Alleged misstatements about bonds
“As a result of the untrue statements and omissions, plaintiffs and the class purchased certificates that were far riskier than represented, not of the ‘best quality’ and not equivalent to other investments with the same credit ratings,” the group of institutional investors wrote in their legal complaint, according to the news source.
The plaintiffs claimed that while nearly all the certificates were cut to junk grade, roughly 92 percent of them held a rating of AAA at one time, Reuters reported.
By filing the lawsuit, the plaintiffs made an effort to hold Bear Stearns strictly liable and negligent for the losses suffered, even though the major financial services firm was not accused of fraud, according to the news source.

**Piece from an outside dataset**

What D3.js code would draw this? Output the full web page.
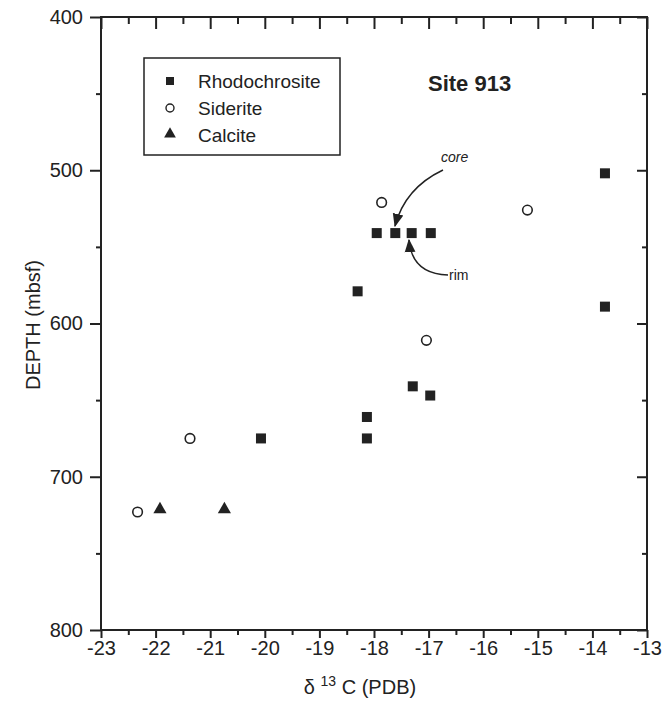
<!DOCTYPE html>
<html>
<head>
<meta charset="utf-8">
<script src="https://cdn.jsdelivr.net/npm/d3@7"></script>
<style>
  body { margin: 0; background: #fff; }
  text { font-family: "Liberation Sans", Arial, sans-serif; fill: #222; }
  .axis line { stroke: #222; stroke-width: 2; }
  .axis path { display: none; }
  .axis text { font-size: 20px; }
</style>
</head>
<body>
<div id="chart"></div>
<script>
// delta 13C (PDB) vs depth (mbsf), Site 913
var rhodoC = [-13.77, -13.77, -17.95, -17.61, -17.31, -16.96, -18.30, -17.29, -16.97, -18.13, -18.13, -20.07];
var rhodoDepth = [502, 589, 541, 541, 541, 541, 579, 641, 647, 661, 675, 675];
var sideriteC = [-17.86, -15.19, -17.04, -21.37, -22.33];
var sideriteDepth = [521, 526, 611, 675, 723];
var calciteC = [-21.92, -20.74];
var calciteDepth = [722, 722];

var xMajor = [-23, -22, -21, -20, -19, -18, -17, -16, -15, -14, -13];
var xMinor = [-22.5, -21.5, -20.5, -19.5, -18.5, -17.5, -16.5, -15.5, -14.5, -13.5];
var yMajor = [400, 500, 600, 700, 800];
var yMinor = [450, 550, 650, 750];
var legendNames = ["Rhodochrosite", "Siderite", "Calcite"];

var width = 671, height = 706;
var mLeft = 101, mTop = 17, plotW = 546, plotH = 613;

var svg = d3.select("#chart").append("svg")
  .attr("width", width)
  .attr("height", height);

var x = d3.scaleLinear().domain([-23, -13]).range([mLeft, mLeft + plotW]);
var y = d3.scaleLinear().domain([400, 800]).range([mTop, mTop + plotH]);

// axes: left/bottom outward, top/right inward
svg.append("g").attr("class", "axis")
  .attr("transform", "translate(" + mLeft + ",0)")
  .call(d3.axisLeft(y).tickValues(yMajor).tickSize(11).tickPadding(7).tickFormat(d3.format("d")));
svg.append("g").attr("class", "axis")
  .attr("transform", "translate(" + mLeft + ",0)")
  .call(d3.axisLeft(y).tickValues(yMinor).tickSize(5).tickFormat(""));
svg.append("g").attr("class", "axis")
  .attr("transform", "translate(" + (mLeft + plotW) + ",0)")
  .call(d3.axisRight(y).tickValues(yMajor).tickSize(-10).tickFormat(""));
svg.append("g").attr("class", "axis")
  .attr("transform", "translate(" + (mLeft + plotW) + ",0)")
  .call(d3.axisRight(y).tickValues(yMinor).tickSize(-5).tickFormat(""));

svg.append("g").attr("class", "axis")
  .attr("transform", "translate(0," + (mTop + plotH) + ")")
  .call(d3.axisBottom(x).tickValues(xMajor).tickSize(8).tickPadding(3).tickFormat(d3.format("d")));
svg.append("g").attr("class", "axis")
  .attr("transform", "translate(0," + (mTop + plotH) + ")")
  .call(d3.axisBottom(x).tickValues(xMinor).tickSize(5).tickFormat(""));
svg.append("g").attr("class", "axis")
  .attr("transform", "translate(0," + mTop + ")")
  .call(d3.axisTop(x).tickValues(xMajor).tickSize(-12).tickFormat(""));
svg.append("g").attr("class", "axis")
  .attr("transform", "translate(0," + mTop + ")")
  .call(d3.axisTop(x).tickValues(xMinor).tickSize(-7).tickFormat(""));

// hyphen as minus like the original
svg.selectAll(".axis text").text(function() { return d3.select(this).text().replace("\u2212", "-"); });

svg.append("rect")
  .attr("x", mLeft).attr("y", mTop)
  .attr("width", plotW).attr("height", plotH)
  .attr("fill", "none").attr("stroke", "#222").attr("stroke-width", 2);

// axis titles
var xt = svg.append("text")
  .attr("x", 360).attr("y", 694)
  .attr("text-anchor", "middle")
  .style("font-size", "20px");
xt.append("tspan").text("\u03b4 ");
xt.append("tspan").attr("dy", -8).style("font-size", "14px").text("13");
xt.append("tspan").attr("dy", 8).text(" C (PDB)");

svg.append("text")
  .attr("transform", "translate(40,325) rotate(-90)")
  .attr("text-anchor", "middle")
  .style("font-size", "20px")
  .text("DEPTH (mbsf)");

// points
var sym = d3.symbol();
function pts(xs, ys) {
  return xs.map(function(v, i) { return { c: v, depth: ys[i] }; });
}

svg.selectAll(".rhodo").data(pts(rhodoC, rhodoDepth)).enter()
  .append("rect").attr("class", "rhodo")
  .attr("x", function(d) { return x(d.c) - 5; })
  .attr("y", function(d) { return y(d.depth) - 5; })
  .attr("width", 10).attr("height", 10)
  .attr("fill", "#222");

svg.selectAll(".siderite").data(pts(sideriteC, sideriteDepth)).enter()
  .append("circle").attr("class", "siderite")
  .attr("cx", function(d) { return x(d.c); })
  .attr("cy", function(d) { return y(d.depth); })
  .attr("r", 4.8)
  .attr("fill", "#fff").attr("stroke", "#222").attr("stroke-width", 1.6);

svg.selectAll(".calcite").data(pts(calciteC, calciteDepth)).enter()
  .append("path").attr("class", "calcite")
  .attr("transform", function(d) { return "translate(" + x(d.c) + "," + (y(d.depth) - 1) + ")"; })
  .attr("d", sym.type(d3.symbolTriangle).size(75))
  .attr("fill", "#222");

// legend
svg.append("rect")
  .attr("x", 144).attr("y", 58).attr("width", 196).attr("height", 97)
  .attr("fill", "#fff").attr("stroke", "#222").attr("stroke-width", 1.5);
var legY = [81, 108, 135];
svg.append("rect").attr("x", 166).attr("y", legY[0] - 4).attr("width", 8).attr("height", 8).attr("fill", "#222");
svg.append("circle").attr("cx", 170).attr("cy", legY[1]).attr("r", 4)
  .attr("fill", "#fff").attr("stroke", "#222").attr("stroke-width", 1.4);
svg.append("path").attr("transform", "translate(170," + (legY[2] - 1) + ")")
  .attr("d", d3.symbol().type(d3.symbolTriangle).size(60)).attr("fill", "#222");
svg.selectAll(".legtext").data(legendNames).enter()
  .append("text").attr("class", "legtext")
  .attr("x", 198)
  .attr("y", function(d, i) { return legY[i]; })
  .attr("dy", "0.35em")
  .style("font-size", "19px")
  .text(function(d) { return d; });

svg.append("text")
  .attr("x", 428).attr("y", 91)
  .style("font-size", "22px").style("font-weight", "bold")
  .text("Site 913");

// core / rim arrows
var defs = svg.append("defs");
defs.append("marker").attr("id", "head")
  .attr("viewBox", "0 0 10 10").attr("refX", 9).attr("refY", 5)
  .attr("markerWidth", 9).attr("markerHeight", 9).attr("orient", "auto")
  .append("path").attr("d", "M0,1 L10,5 L0,9 Z").attr("fill", "#222");

svg.append("path")
  .attr("d", "M443,170 Q405,188 395,226")
  .attr("fill", "none").attr("stroke", "#222").attr("stroke-width", 1.5)
  .attr("marker-end", "url(#head)");
svg.append("path")
  .attr("d", "M448,275 Q412,274 409,240")
  .attr("fill", "none").attr("stroke", "#222").attr("stroke-width", 1.5)
  .attr("marker-end", "url(#head)");

svg.append("text").attr("x", 441).attr("y", 162)
  .style("font-size", "14px").style("font-style", "italic").text("core");
svg.append("text").attr("x", 449).attr("y", 280)
  .style("font-size", "14px").text("rim");
</script>
</body>
</html>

JPMorgan Chase and Bear Stearns
JPMorgan Chase bought Bear Stearns for roughly $1.5 billion at a time when the smaller financial firm was losing lenders and clients, and completed its acquisition of Bear Stearns after the Federal Reserve consented to taking over a $30 billion portfolio of mortgage-backed securities held by the struggling firm, Bloomberg reported.
Jamie Dimon, CEO of JPMorgan Chase, has stated that when his company bought Bear Stearns, he anticipated the losses associated with the transaction would total as much as $10 billion, according to the news source. However, he said in 2012 that if he had known how much the deal would cost, he might not have agreed to it.
“The plaintiffs claimed that while nearly all the certificates were cut to junk grade, roughly 92 percent of them held a rating of AAA at one time.”
To resolve the case, the parties involved in the securities class action supplied each other with documents and information, and went on to engage in mediation with The Honorable Daniel Weinstein presiding as mediator. The parties came to an agreement and executed a binding term sheet with the material terms of the class action settlement after engaging in considerable negotiations.
Currently, it is now up to the court to approve the settlement and the plaintiffs to complete their ongoing diligence before Jan. 31, 2015. If the court does decide to approve the proposed agreement, this action will resolve the lawsuit entirely.